ライコネンは2000年にフォーミュラ・ルノーやフォーミュラ・フォードで圧倒的な存在感を見せ、4輪デビューから1シーズン23戦、F3やF3000(現在のFIA F2)を経験することなく、2001年に飛び級でザウバー(現アルファロメオ)からF1デビューを迎えた。下位カテゴリーでの経験不足もありFIAから発行されたスーパーライセンスは“仮免許”状態だったが、初戦のオーストラリアGPでから6位入賞を果たし周囲の疑念を吹き飛ばした。また、F1初レース開始5分前まで仮眠を取っていたという逸話が残っている。
ルーキーイヤーでF1界を驚かせたライコネンは2002年にトップチームのマクラーレンへと移籍。メカニカルトラブルなどによりその年は4度の表彰台獲得に留まったが、翌2003年の第2戦マレーシアGPでF1初優勝を上げた。このシーズンの第9戦ヨーロッパGPでは初ポールポジションも獲得している。
ライコネンのベストレースのひとつとも言えるのが2005年の日本GP。降雨によりライコネンは予選17番手から決勝レースを迎えたが、怒涛の追い上げを見せ最終ラップのホームストレートで首位ジャンカルロ・フィジケラ(ルノー)を交わしトップチェッカーを受けた。最終レースに先立ってF1公式ポッドキャストに登場したライコネン自身も、「キャリアベストレース」として2005年日本GPを挙げている。
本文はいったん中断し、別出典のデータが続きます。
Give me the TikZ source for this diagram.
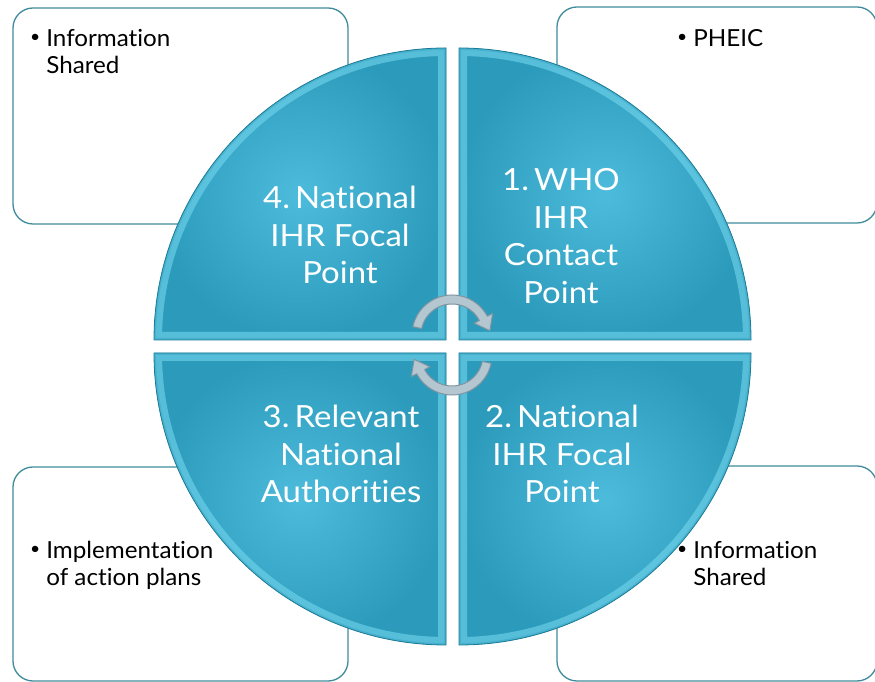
\documentclass[tikz,border=0pt]{standalone}
\usepackage{fontspec}
\setmainfont{Lato}
\newfontfamily\quadfont[FakeStretch=1.08, Ligatures=NoCommon]{Lato}
\newfontfamily\boxfont[FakeStretch=1.03, Ligatures=NoCommon]{Lato}
\definecolor{boxline}{HTML}{3F8C9C}
\definecolor{quadin}{HTML}{4DBCDC}
\definecolor{quadout}{HTML}{2C9BBB}
\definecolor{rimlight}{HTML}{74D6EE}
\definecolor{rimdark}{HTML}{1C7A94}
\definecolor{arrfill}{HTML}{B4C7D1}
\definecolor{arrline}{HTML}{7E95A1}

% one quarter of the disc: corner point and start angle
\newcommand\quarterdisc[3]{(#1,#2) -- ++(#3:292) arc[start angle=#3, delta angle=90, radius=292] -- cycle}
% a shaded quarter with a bevelled rim
\newcommand\drawquarter[3]{%
  \shade[inner color=quadin, outer color=quadout] \quarterdisc{#1}{#2}{#3};
  \begin{scope}
    \clip \quarterdisc{#1}{#2}{#3};
    \draw[rimlight, opacity=0.6, line width=16pt, line join=miter] \quarterdisc{#1}{#2}{#3};
    \draw[quadout, opacity=0.35, line width=4pt] \quarterdisc{#1}{#2}{#3};
  \end{scope}
  \draw[rimdark, line width=0.8pt] \quarterdisc{#1}{#2}{#3};
}
% curved arrow of the cycle symbol, drawn around a local origin
\newcommand\cyclearc{%
  (-39.13,18.32) arc[start angle=168, end angle=28, radius=40]
  -- (40.62,31.60) -- (37.91,14.31) -- (22.07,21.74) -- (27.37,24.55)
  arc[start angle=28, end angle=168, radius=31] -- cycle}
% small list bullet
\newcommand\listdot{\raisebox{4pt}{\fontsize{17}{17}\selectfont•}}

\begin{document}
\begin{tikzpicture}[x=1pt,y=1pt,
  infobox/.style={draw=boxline, line width=1.3pt, fill=white, rounded corners=20pt},
  quadtext/.style={text=white, align=center, inner sep=0pt,
                   font=\quadfont\fontsize{30.5}{37.5}\selectfont},
  boxtext/.style={text=black, inner sep=0pt, anchor=north west,
                  font=\boxfont\fontsize{23.5}{27}\selectfont},
  cyclearrow/.style={fill=arrfill, draw=arrline, line width=1pt, line join=round}]
\useasboundingbox (0,0) rectangle (875,682);
\fill[white] (0,0) rectangle (875,682);

% outcome boxes in the four corners
\draw[infobox] (13,458) rectangle (348,674);
\draw[infobox] (557,459) rectangle (877,675);
\draw[infobox] (13,1) rectangle (348,215);
\draw[infobox] (557,1) rectangle (877,216);

\node[boxtext] (outTL) at (30,655)
  {\begin{tabular}{@{}l@{\hspace{6pt}}l@{}}\listdot&Information\\&Shared\end{tabular}};
\node[boxtext] (outTR) at (677,655)
  {\begin{tabular}{@{}l@{\hspace{6pt}}l@{}}\listdot&PHEIC\end{tabular}};
\node[boxtext] (outBL) at (30,143)
  {\begin{tabular}{@{}l@{\hspace{6pt}}l@{}}\listdot&Implementation\\&of action plans\end{tabular}};
\node[boxtext] (outBR) at (677,143)
  {\begin{tabular}{@{}l@{\hspace{6pt}}l@{}}\listdot&Information\\&Shared\end{tabular}};

% the four quarters of the disc
\drawquarter{446}{342}{90}
\drawquarter{459}{342}{0}
\drawquarter{446}{329}{180}
\drawquarter{459}{329}{270}

\node[quadtext] (step4) at (340,447) {4.\,National\\IHR Focal\\Point};
\node[quadtext] (step1) at (561,446) {1.\,WHO\\IHR\\Contact\\Point};
\node[quadtext] (step3) at (341,228) {3.\,Relevant\\National\\Authorities};
\node[quadtext] (step2) at (562,228) {2.\,National\\IHR Focal\\Point};

% cycle symbol in the middle
\begin{scope}[shift={(452,337)}]
  \draw[cyclearrow] \cyclearc;
\end{scope}
\begin{scope}[shift={(452,337)}, rotate=180]
  \draw[cyclearrow] \cyclearc;
\end{scope}
\end{tikzpicture}
\end{document}
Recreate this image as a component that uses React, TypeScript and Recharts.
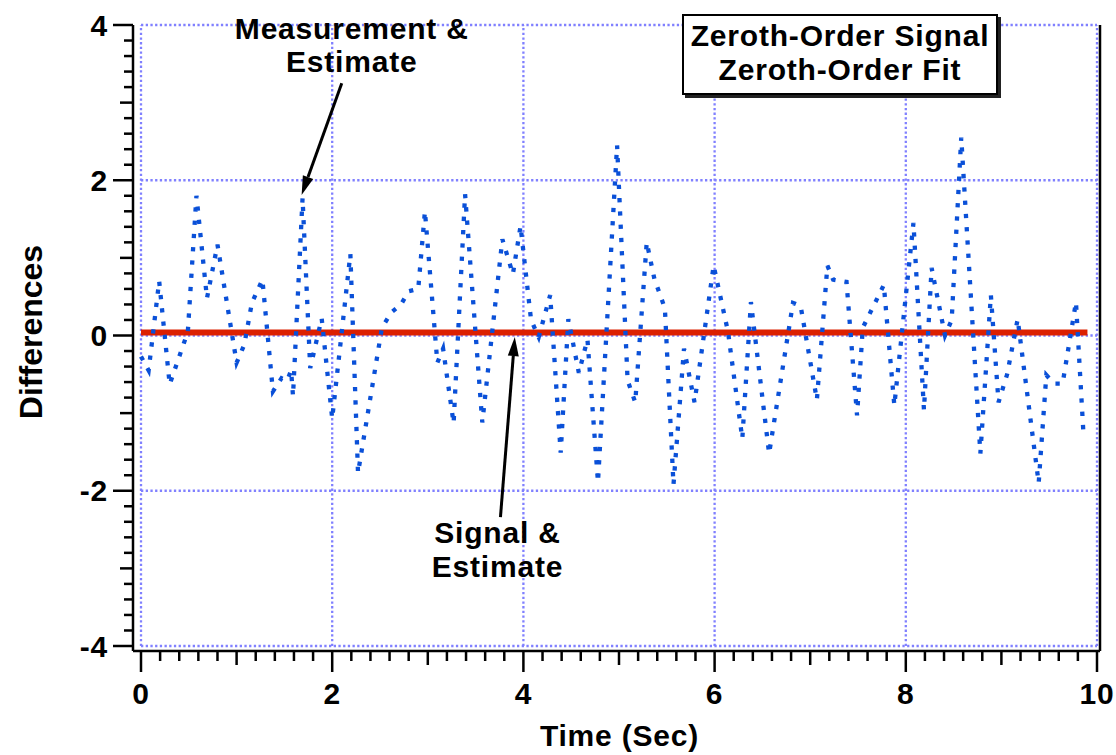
import React from 'react';
import { LineChart, Line, XAxis, YAxis, ReferenceLine, Legend } from 'recharts';

const measTime = [
  0.0, 0.08, 0.19, 0.3, 0.49, 0.58, 0.69, 0.8, 1.0, 1.08, 1.16, 1.27, 1.38, 1.47, 1.53, 1.57, 1.59, 1.69,
  1.77, 1.89, 2.0, 2.19, 2.27, 2.52, 2.62, 2.72, 2.8, 2.9, 2.97, 3.1, 3.16, 3.27, 3.39, 3.57, 3.78, 3.89,
  3.97, 4.08, 4.16, 4.28, 4.39, 4.47, 4.58, 4.67, 4.78, 4.98, 5.09, 5.17, 5.29, 5.37, 5.48, 5.57, 5.68,
  5.79, 5.99, 6.14, 6.29, 6.38, 6.57, 6.82, 6.9, 7.07, 7.18, 7.24, 7.38, 7.49, 7.55, 7.77, 7.88, 8.08,
  8.19, 8.27, 8.41, 8.48, 8.58, 8.78, 8.89, 8.97, 9.06, 9.17, 9.39, 9.47, 9.55, 9.64, 9.78, 9.86,
];
const measValue = [
  -0.27, -0.45, 0.7, -0.63, 0.05, 1.8, 0.48, 1.17, -0.35, -0.12, 0.42, 0.72, -0.72, -0.55, -0.58, -0.45, -0.78, 1.77,
  -0.42, 0.22, -1.07, 1.05, -1.77, 0.1, 0.3, 0.4, 0.57, 0.6, 1.6, -0.35, -0.17, -1.13, 1.82, -1.12, 1.24, 0.79,
  1.41, 0.2, -0.02, 0.52, -1.51, 0.21, -0.48, -0.05, -1.89, 2.45, -0.58, -0.86, 1.2, 0.73, 0.35, -1.92, -0.17,
  -0.86, 0.9, 0.05, -1.33, 0.43, -1.52, 0.42, 0.38, -0.83, 0.9, 0.72, 0.69, -1.03, 0.1, 0.65, -0.9, 1.45,
  -0.96, 0.87, 0.0, 0.2, 2.55, -1.52, 0.52, -0.86, -0.5, 0.21, -1.9, -0.51, -0.62, -0.62, 0.43, -1.3,
];

// signal minus estimate (red)
const fitTime = [0, 9.9];
const fitValue = [0.04, 0.04];

const xTicks = [
  0, 0.2, 0.4, 0.6, 0.8, 1, 1.2, 1.4, 1.6, 1.8, 2, 2.2, 2.4, 2.6, 2.8, 3, 3.2, 3.4, 3.6, 3.8, 4,
  4.2, 4.4, 4.6, 4.8, 5, 5.2, 5.4, 5.6, 5.8, 6, 6.2, 6.4, 6.6, 6.8, 7, 7.2, 7.4, 7.6, 7.8, 8,
  8.2, 8.4, 8.6, 8.8, 9, 9.2, 9.4, 9.6, 9.8, 10,
];
const yTicks = [
  -4, -3.8, -3.6, -3.4, -3.2, -3, -2.8, -2.6, -2.4, -2.2, -2, -1.8, -1.6, -1.4, -1.2, -1, -0.8, -0.6, -0.4, -0.2,
  0, 0.2, 0.4, 0.6, 0.8, 1, 1.2, 1.4, 1.6, 1.8, 2, 2.2, 2.4, 2.6, 2.8, 3, 3.2, 3.4, 3.6, 3.8, 4,
];
const xGrid = [0, 2, 4, 6, 8, 10];
const yGrid = [-4, -2, 0, 2, 4];

const legendLines = ['Zeroth-Order Signal', 'Zeroth-Order Fit'];

const measurement = measTime.map((t, i) => ({ t, v: measValue[i] }));
const fit = fitTime.map((t, i) => ({ t, v: fitValue[i] }));

const FONT = '"Liberation Sans", Arial, Helvetica, sans-serif';
const GRID = '#8080ff';
const TICK_W = 2.5;

function tickKind(v: number) {
  if (Math.abs(v - Math.round(v)) > 1e-6) return 'minor';
  return Math.round(v) % 2 === 0 ? 'major' : 'mid';
}
const tickLen = { major: 21, mid: 14, minor: 10 };

const textStyle = { fontFamily: FONT, fontWeight: 700, fontSize: 30, letterSpacing: 0.8 };

function BottomTick(props: any) {
  const { x, y, payload } = props;
  const kind = tickKind(payload.value);
  return (
    <g>
      <line x1={x} x2={x} y1={y} y2={y + tickLen[kind]} stroke="#000" strokeWidth={TICK_W} />
      {kind === 'major' && (
        <text x={x} y={y + 53} textAnchor="middle" fill="#000" style={textStyle}>
          {payload.value}
        </text>
      )}
    </g>
  );
}

function LeftTick(props: any) {
  const { x, y, payload } = props;
  const kind = tickKind(payload.value);
  return (
    <g>
      <line x1={x - tickLen[kind] + 1} x2={x} y1={y} y2={y} stroke="#000" strokeWidth={TICK_W} />
      {kind === 'major' && (
        <text x={x - 25} y={y + 10.5} textAnchor="end" fill="#000" style={textStyle}>
          {payload.value}
        </text>
      )}
    </g>
  );
}

function RightTick(props: any) {
  const { x, y, payload } = props;
  const kind = tickKind(payload.value);
  return <line x1={x} x2={x + tickLen[kind]} y1={y} y2={y} stroke="#000" strokeWidth={TICK_W} />;
}

// arrow drawn from the segment's first point (tail) to its second point (tip)
function arrowShape(lines: string[], dx: number, dys: number[]) {
  return (p: any) => {
    const { x1, y1, x2, y2 } = p;
    const len = Math.hypot(x2 - x1, y2 - y1);
    const ux = (x2 - x1) / len;
    const uy = (y2 - y1) / len;
    const bx = x2 - ux * 19;
    const by = y2 - uy * 19;
    const w = 5.5;
    return (
      <g>
        <line x1={x1} y1={y1} x2={bx} y2={by} stroke="#000" strokeWidth={3} />
        <polygon
          points={`${x2},${y2} ${bx - uy * w},${by + ux * w} ${bx + uy * w},${by - ux * w}`}
          fill="#000"
        />
        {lines.map((s, i) => (
          <text key={s} x={x1 + dx} y={y1 + dys[i]} textAnchor="middle" fill="#000" style={textStyle}>
            {s}
          </text>
        ))}
      </g>
    );
  };
}

function LegendBox() {
  return (
    <div
      style={{
        width: 316,
        boxSizing: 'border-box',
        border: '2.5px solid #000',
        background: '#fff',
        boxShadow: '3px 3px 0 #222',
        padding: '3px 0 6px',
        textAlign: 'center',
        fontFamily: FONT,
        fontWeight: 700,
        fontSize: 30,
        lineHeight: '34px',
        letterSpacing: 0.8,
        color: '#000',
      }}
    >
      {legendLines.map((s) => (
        <div key={s}>{s}</div>
      ))}
    </div>
  );
}

export default function App() {
  return (
    <div style={{ position: 'absolute', left: 0, top: 0, width: 1116, height: 755, background: '#fff' }}>
      <LineChart width={1116} height={755} margin={{ top: 25, right: 0, bottom: 0, left: 0 }}>
        <XAxis
          type="number"
          dataKey="t"
          domain={[0, 10]}
          ticks={xTicks}
          interval={0}
          padding={{ left: 8, right: 3 }}
          height={104}
          tickSize={0}
          tickMargin={0}
          tickLine={false}
          axisLine={{ stroke: '#000', strokeWidth: 2.5 }}
          tick={<BottomTick />}
          label={(p: any) => {
            const vb = p.viewBox;
            return (
              <text x={vb.x + vb.width / 2 + 3} y={vb.y + 95} textAnchor="middle" fill="#000" style={textStyle}>
                Time (Sec)
              </text>
            );
          }}
        />
        <YAxis
          type="number"
          domain={[-4, 4]}
          ticks={yTicks}
          interval={0}
          padding={{ top: 0, bottom: 5 }}
          width={133}
          tickSize={0}
          tickMargin={0}
          tickLine={false}
          axisLine={{ stroke: '#000', strokeWidth: 2.5 }}
          tick={<LeftTick />}
          label={(p: any) => {
            const vb = p.viewBox;
            const cx = 42;
            const cy = vb.y + vb.height / 2 - 6;
            return (
              <text
                x={cx}
                y={cy}
                textAnchor="middle"
                fill="#000"
                transform={`rotate(-90, ${cx}, ${cy})`}
                style={{ ...textStyle, fontSize: 32, letterSpacing: 0 }}
              >
                Differences
              </text>
            );
          }}
        />
        <YAxis
          yAxisId="right"
          orientation="right"
          type="number"
          domain={[-4, 4]}
          ticks={yTicks}
          interval={0}
          padding={{ top: 0, bottom: 5 }}
          width={16}
          tickSize={0}
          tickMargin={0}
          tickLine={false}
          axisLine={{ stroke: '#000', strokeWidth: 2.5 }}
          tick={<RightTick />}
        />

        {xGrid.map((g) => (
          <ReferenceLine
            key={`gx${g}`}
            segment={[{ x: g, y: -4 }, { x: g, y: 4 }]}
            stroke={GRID}
            strokeWidth={2.3}
            strokeDasharray="2.3 2.4"
          />
        ))}
        {yGrid.map((g) => (
          <ReferenceLine
            key={`gy${g}`}
            segment={[{ x: 0, y: g }, { x: 10, y: g }]}
            stroke={GRID}
            strokeWidth={2.3}
            strokeDasharray="2.3 2.4"
          />
        ))}

        <Line
          data={fit}
          dataKey="v"
          type="linear"
          stroke="#dc2000"
          strokeWidth={6}
          dot={false}
          activeDot={false}
          isAnimationActive={false}
        />
        <Line
          data={measurement}
          dataKey="v"
          type="linear"
          stroke="#0a50d8"
          strokeWidth={4.3}
          strokeDasharray="4.3 9"
          strokeLinecap="butt"
          dot={false}
          activeDot={false}
          isAnimationActive={false}
        />

        <ReferenceLine
          segment={[{ x: 2.1, y: 3.25 }, { x: 1.68, y: 1.81 }]}
          shape={arrowShape(['Measurement &', 'Estimate'], 10, [-44, -11])}
        />
        <ReferenceLine
          segment={[{ x: 3.76, y: -2.34 }, { x: 3.91, y: -0.02 }]}
          shape={arrowShape(['Signal &', 'Estimate'], -3, [26, 60])}
        />

        <Legend
          verticalAlign="middle"
          align="center"
          wrapperStyle={{ left: 682, top: 14, width: 'auto', height: 'auto' }}
          content={() => <LegendBox />}
        />
      </LineChart>
    </div>
  );
}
予選4番手から決勝レースをスタートしたライコネンだったが、残り28周というところでマシンにトラブルが発生しロウズヘアピンを抜けた先のターン7でマシンを降りた。リタイア後はチームが待つガレージに戻るのが定石だが、カメラがライコネンを捉えたのは港に浮かぶヨットの上でくつろぐ姿だった。
ミハエル・シューマッハーの後任として2007年にフェラーリ入りを果たしたライコネン。マクラーレンのフェルナンド・アロンソとルイス・ハミルトンとともに三つ巴のドライバーズタイトルを争い、最終戦ブラジルGPで勝利したライコネンはハミルトンとアロンソを1ポイント上回り、大逆転でワールドチャンピオンに輝いた。現時点ではフェラーリとしては最後のドライバーズチャンピオンである。
2009年末にフェラーリを離脱したライコネンは、世界ラリー選手権やNASCARへのスポット参戦などで2シーズンに渡りF1から離れていたが、2012年にロータス・ルノー(現アルピーヌ)からF1復帰。最終戦アブダビGPの決勝レースでトップに立ったライコネンは、エンジニアからの「君の後ろはアロンソ……タイム差とペースを逐一報告するね」との無線に「ほっといてくれ(Leave me alone)、やるべきことはわかっているから」と“ライコネン節”を炸裂させた。
2014年から再びフェラーリへ戻ったライコネン。2017年スペインGPでは、バルテリ・ボッタス(メルセデス)とマックス・フェルスタッペン(レッドブル)に挟まれオープニングラップのターン1でレースを終えた。彼のリタイアに泣きじゃくる6歳のトマ君とその家族を国際映像が捉えると、フェラーリは彼を笑顔にするべくパドックに招き、待ち構えていたライコネンと面会を果たした。
2018年アメリカGPでは、2013年のオーストラリアGP(ロータス時代)以来113レースぶりの勝利を挙げた。5年半ぶりの勝利も、ライコネンは「大騒ぎするほどじゃない」と冷静だった。結果として、ライコネンとしてはこれがF1では最後の勝利となった。
2019年シーズンから古巣アルファロメオ(元ザウバー)に戻ったライコネン。翌2020年ポルトガルGPの決勝レースでは、ダンプコンディションの中卓越したマシンコントロールを見せつけた。オープニングラップで他車がスリッピーな路面に苦戦する中16番手から6番手にまでジャンプアップ、10台抜きを披露した。
2022年シーズンを締めくくるアブダビGPがライコネンのF1キャリア最後のレースとなった。決勝レースではマシントラブルに見舞われリタイアとなったが、他のドライバーを初め多くの関係者から彼の引退を寂しく思う声が聞かれた。史上最多353レース出走のうち、ワールドチャンピオン1回、レース勝利21回、表彰台獲得103回という通算成績だった。